A referential title usually given to a coalition of mid-19th-century educational reformers who were responsible for spearheading the public school movement throughout most of the United States. Led by HORACE MANN in Massachusetts, the friends of education included amateurs, semiprofessionals and professionals associated with schooling in every state. They included attorneys, clergymen, teachers, editors, political leaders and industrialists. Besides Mann, the most notable were JAMES G. CARTER in Massachusetts, HENRY BARNARD in Connecticut, J. Orville Taylor in New York, CHARLES FENTON MERCER in Virginia, CALVIN H. WILEY in North Carolina, CALVIN STOWE and CATHERINE BEECHER in Ohio, John Mason Peck in Illinois, JOHN D. PIERCE in Michigan and JOHN SWETT in California. They organized associations such as the American Institute of Instruction and the AMERICAN LYCEUM, and they published important periodicals such as the American Journal of Education, which allowed them to communicate with one another and share political techniques of successfully promoting public education by mobilizing public opinion and organizing political coalitions to enact enabling legislation.
Their task was not easy. As Horace Mann discovered in Massachusetts in the 1830s, most voting blocs opposed public education. Industrialists depended on children as the cheapest form of labor. Parents depended on children to help work their farms or to contribute to family income by working in factories and mines. The wealthy, who sent their children to exclusive private schools, saw no reason to pay taxes to educate other people’s children. The clergy, who operated most private schools, feared state-run schools would cost them control of education.
Mann and the friends of education eventually convinced enough of their opponents that literate, educated children would earn more, bring more money home to their families, produce higher quality products in factories, produce more wealth for the nation (including the wealthy) and, as productive citizens, more likely become regular church-goers. Together they spread public education across the United States. Appearing in every state, they helped establish public school systems in every northern and western state.
With the exception of North Carolina, southern states refused to establish “northernstyle” school systems that might eventuate manumission.
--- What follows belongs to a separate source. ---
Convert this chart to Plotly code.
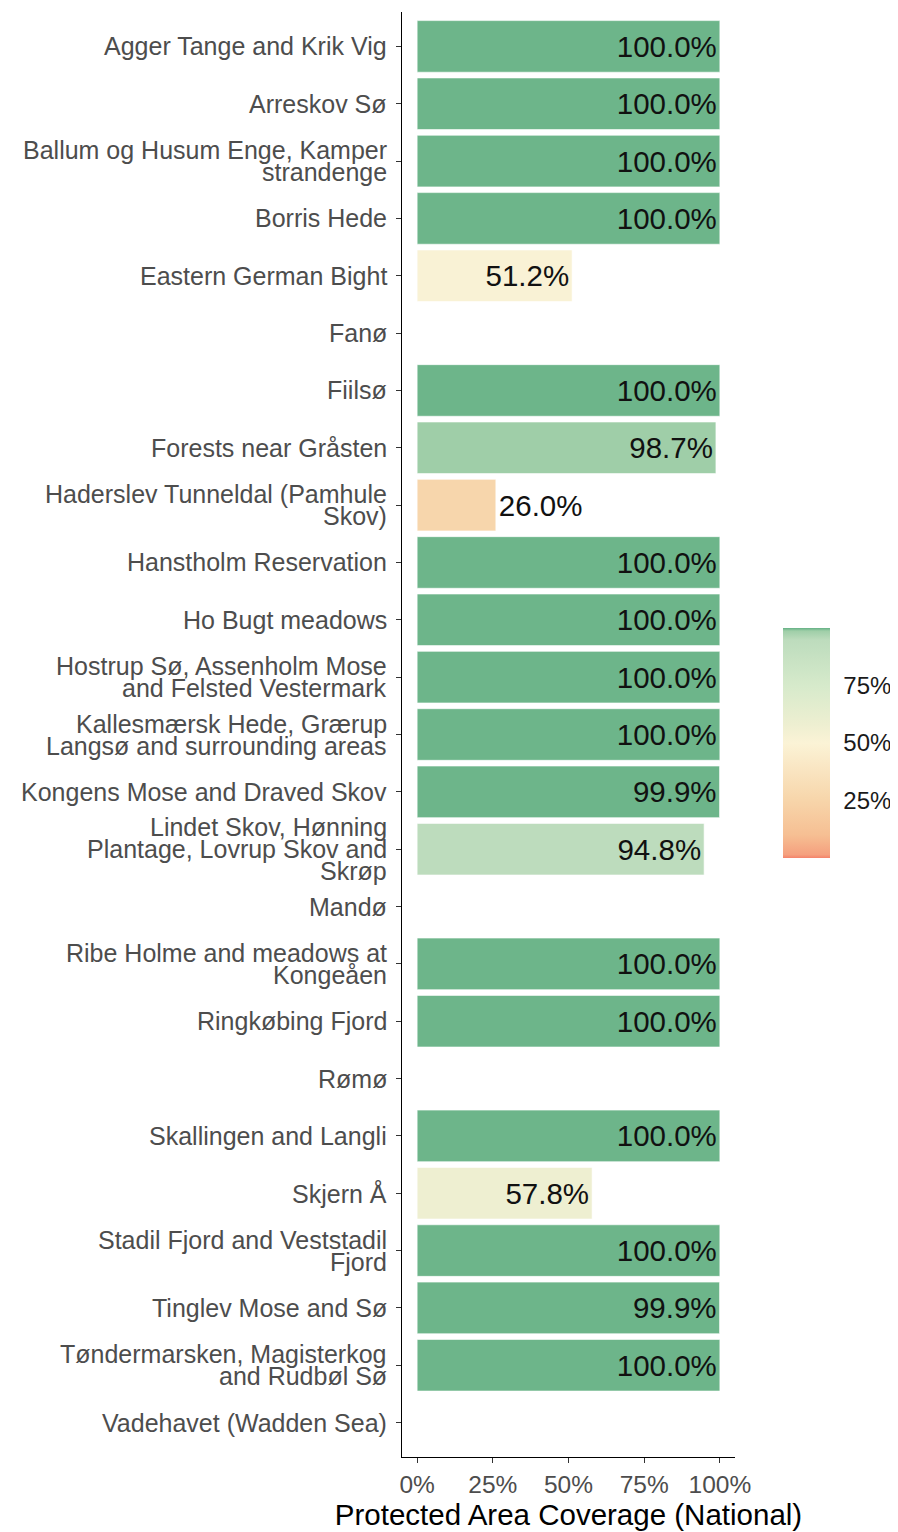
import plotly.graph_objects as go

categories = [
    "Agger Tange and Krik Vig",
    "Arreskov Sø",
    "Ballum og Husum Enge, Kamper\nstrandenge",
    "Borris Hede",
    "Eastern German Bight",
    "Fanø",
    "Fiilsø",
    "Forests near Gråsten",
    "Haderslev Tunneldal (Pamhule\nSkov)",
    "Hanstholm Reservation",
    "Ho Bugt meadows",
    "Hostrup Sø, Assenholm Mose\nand Felsted Vestermark",
    "Kallesmærsk Hede, Grærup\nLangsø and surrounding areas",
    "Kongens Mose and Draved Skov",
    "Lindet Skov, Hønning\nPlantage, Lovrup Skov and\nSkrøp",
    "Mandø",
    "Ribe Holme and meadows at\nKongeåen",
    "Ringkøbing Fjord",
    "Rømø",
    "Skallingen and Langli",
    "Skjern Å",
    "Stadil Fjord and Veststadil\nFjord",
    "Tinglev Mose and Sø",
    "Tøndermarsken, Magisterkog\nand Rudbøl Sø",
    "Vadehavet (Wadden Sea)",
]

coverage = [1.0, 1.0, 1.0, 1.0, 0.512, None, 1.0, 0.987, 0.26, 1.0,
            1.0, 1.0, 1.0, 0.999, 0.948, None, 1.0, 1.0, None, 1.0,
            0.578, 1.0, 0.999, 1.0, None]

x_ticks = [0, 0.25, 0.5, 0.75, 1.0]
legend_ticks = [0.25, 0.5, 0.75]

cat_keys = [c.replace("\n", " ") for c in categories]

colorscale = [
    [0.0, "#f4836a"], [0.015, "#f5a07e"], [0.1, "#f6bf93"],
    [0.25, "#f7d5aa"], [0.5, "#fbf3d6"], [0.578, "#eeefd1"],
    [0.75, "#d6eacb"], [0.948, "#bddcbd"], [0.987, "#9fcea8"],
    [0.998, "#6db58a"], [1.0, "#6db58a"],
]

FONT = "Liberation Sans, Arial, sans-serif"
W, H = 890, 1524  # page body adds an 8px margin

fig = go.Figure()
fig.add_trace(go.Bar(
    x=coverage,
    y=cat_keys,
    orientation="h",
    width=0.9,
    marker=dict(
        color=[v if v is not None else 0 for v in coverage],
        colorscale=colorscale, cmin=0, cmax=1,
        line=dict(color="rgba(255,255,255,0.6)", width=1),
        showscale=True,
        colorbar=dict(
            xref="container", x=775 / W, xanchor="left",
            yref="container", y=1 - 775 / H, yanchor="middle",
            len=230, lenmode="pixels", thickness=47,
            xpad=0, ypad=0,
            outlinewidth=0,
            tickvals=legend_ticks, tickformat=".0%",
            ticks="outside", ticklen=9, tickcolor="rgba(255,255,255,0)",
            tickwidth=1.5,
            tickfont=dict(family=FONT, size=24, color="#1a1a1a"),
        ),
    ),
    texttemplate="%{x:.1%}",
    textposition="auto",
    insidetextanchor="end",
    insidetextfont=dict(family=FONT, size=29.5, color="#111111"),
    outsidetextfont=dict(family=FONT, size=29.5, color="#111111"),
    cliponaxis=False,
    hoverinfo="skip",
))

annotations = []
spacing = 22
for key, lab in zip(cat_keys, categories):
    lines = lab.split("\n")
    n = len(lines)
    for i, ln in enumerate(lines):
        annotations.append(dict(
            x=0, xref="paper", y=key, yref="y",
            text=ln, showarrow=False, xanchor="right", yanchor="middle",
            xshift=-13, yshift=((n - 1) / 2 - i) * spacing,
            font=dict(family=FONT, size=25, color="#4d4d4d"),
        ))

fig.update_layout(
    width=W, height=H,
    margin=dict(l=394, r=163, t=4, b=75, autoexpand=False),
    plot_bgcolor="white", paper_bgcolor="white",
    showlegend=False,
    annotations=annotations,
    xaxis=dict(
        range=[-0.05, 1.05], tickvals=x_ticks, tickformat=".0%",
        showgrid=False, zeroline=False,
        showline=True, linecolor="black", linewidth=1.3,
        ticks="outside", ticklen=5, tickcolor="#333333", tickwidth=1.3,
        tickfont=dict(family=FONT, size=24.5, color="#4d4d4d"),
        title=dict(text="Protected Area Coverage (National)",
                   font=dict(family=FONT, size=29.5, color="black"),
                   standoff=2),
    ),
    yaxis=dict(
        type="category", categoryorder="array", categoryarray=cat_keys,
        range=[24.6, -0.6],
        showgrid=False, zeroline=False,
        showline=True, linecolor="black", linewidth=1.3,
        ticks="outside", ticklen=5, tickcolor="#333333", tickwidth=1.3,
        showticklabels=False,
    ),
)

fig.write_html("out.html")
After the Civil War, the FREEDMEN’S BUREAU, an agency of the Department of War, imposed public schooling in the South as part of the military occupation. Because of its “northernness,” southerners refused to give their wholehearted backing to public education for the remainder of the 19th and much of the 20th century. The result was a debilitating effect on academic quality in southern public schools that persisted until the end of the 20th century.